I was touched by Bae's story. Thank you for sharing. How lucky she is to have an owner willing to help her so, as she has been there for you. It sounds like you are able to read your dog really well. I read a book recently in which the author said she considers that if her dog still has: an interest in what is going on in the household, a passion for her food, and enjoyment of going outside, then it's not time yet. I think that is a pretty good scale. I hope when the time comes, your Bae slips peacefully to the bridge.


----------



## wolfstraum (May 2, 2003)

Sounds like you and Bae have had a great time together - I know what you are saying about keeping her going as long as she shows that she wants to ..... I got Alice later in her life, and much like Bae, I kept her going with a sling and she was happy to just lie on a dog bed in the living room most of the time...she let me know she was through when she lost total control of her functions - and when she went to the Bridge, it was in my arms...I cry just thinking about her...so Bae has a friend waiting at the Bridge to hang with for the time being...

<<hugs>>>

Lee


----------



## Stosh (Jun 26, 2010)

Bae knows how much you love her and trusts you with her life.
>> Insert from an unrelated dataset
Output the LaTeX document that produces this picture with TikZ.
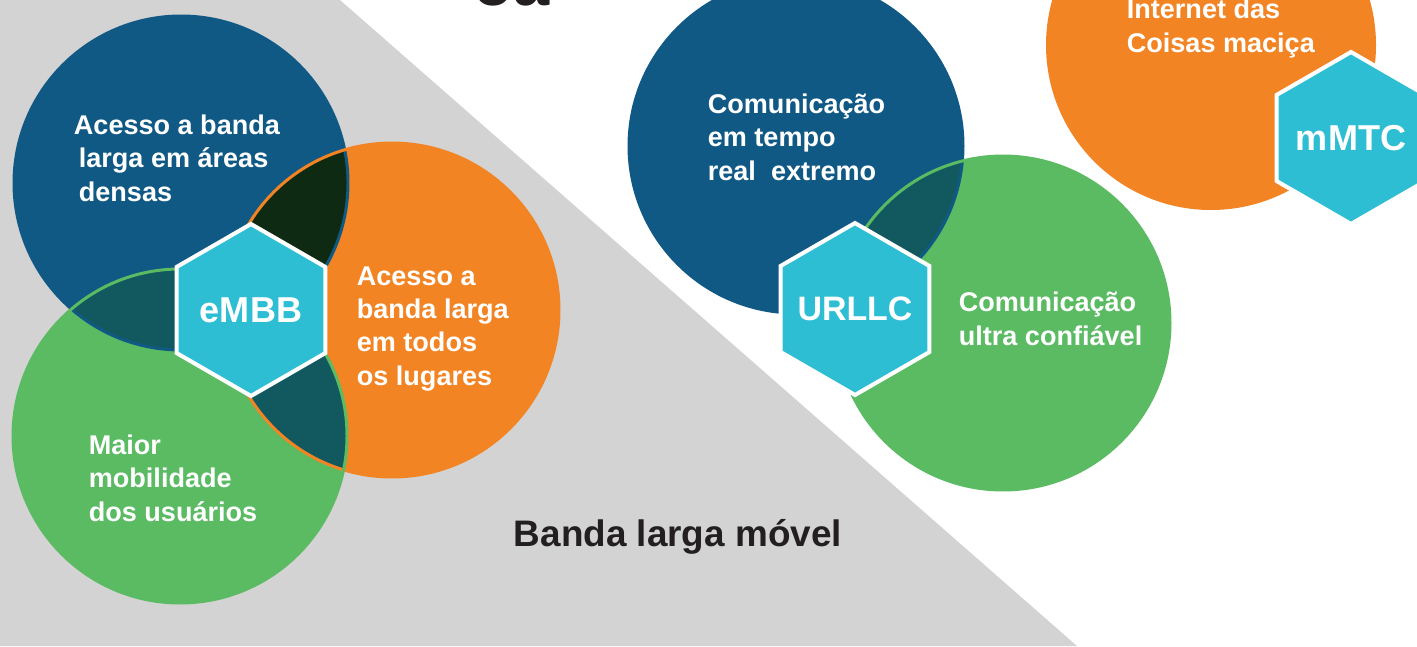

You'll do the right thing when the time comes.


----------



## Daisy&Lucky's Mom (Apr 24, 2011)

Your story was beautiful and Bae sounds like the GSD's GSD. You have obviously had a great life and she knows your love and care will never end.I have an 11 year olf girl who I feel the same about.


----------



## koda girl (Feb 15, 2010)

Wow what a story. Bae sounds like such a loving girl. Thanks for sharing her story.


----------



## doggiedad (Dec 2, 2007)

if you're going in sideways with a cookie in
one paw, a toy in another paw and still
barking that sounds well preserved to me. to
the good life of Bae.



jebdlb86 said:


> *Life should not be a journey to the grave with the intention of arriving well-preserved, but to skid in sideways, with a good cookie in one paw, a good toy in the other, and still barking, “Whoo! What a ride. This has been our Bae. *


----------